Mettere sullo stesso piano, come fa Rampini, l’Europa del 1944 e l’Ucraina del 2024 è imbarazzante per un giornalista del suo rango. Bisogna proprio essere disperatamente alla ricerca di argomenti utili al “tam tam” per paragonare un continente distrutto, ma con enormi competenze culturali sociali e industriali, con un “buco nero” come l’Ucraina, Paese fallito già prima dell’invasione russa.

Rampini sembra invocare il coinvolgimento diretto dei nostri soldati, schierandoci in una guerra fratricida cominciata molto prima del 24 Febbraio 2022, e che la politica estera americana ha costantemente vessato, provocato e stuzzicato come una bolla nell’intonaco. Affermare che Biden non avrebbe mai aizzato, significa sostenere che la decisione di inglobare l’Ucraina nella Nato (Giugno 2021, sei mesi prima dell’invasione russa) fu una decisione democratica e collegiale, dove uno vale uno: Lettonia = Stati Uniti, Ucraina = Germania. Tutti utili, nessuno responsabile.

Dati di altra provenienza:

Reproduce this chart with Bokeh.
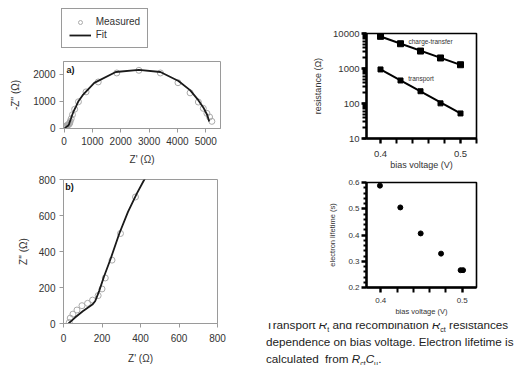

Ignorare la correlazione tra l’inquadramento dell’Ucraina nell’Alleanza Atlantica e la successiva invasione russa, è come quella tribù che non ha mai compreso la correlazione tra coito e gravidanza.

Con le elezioni europee alle spalle, il rischio è vedere il “tam tam” trasformarsi in mobilitazione militare. Lo storico Christopher Clark ideò la metafora dei sonnambuli Europei che nel 1914 scatenarono la Prima Guerra Mondiale a loro insaputa, in una specie di dormiveglia della ragione. Con migliaia di testate nucleari russe puntate contro l’Europa, quella del 2024 verrebbe ricordata (non da noi, ma dall’allibito ET che ci osserva dall’alto dei cieli) come la mobilitazione degli zombie.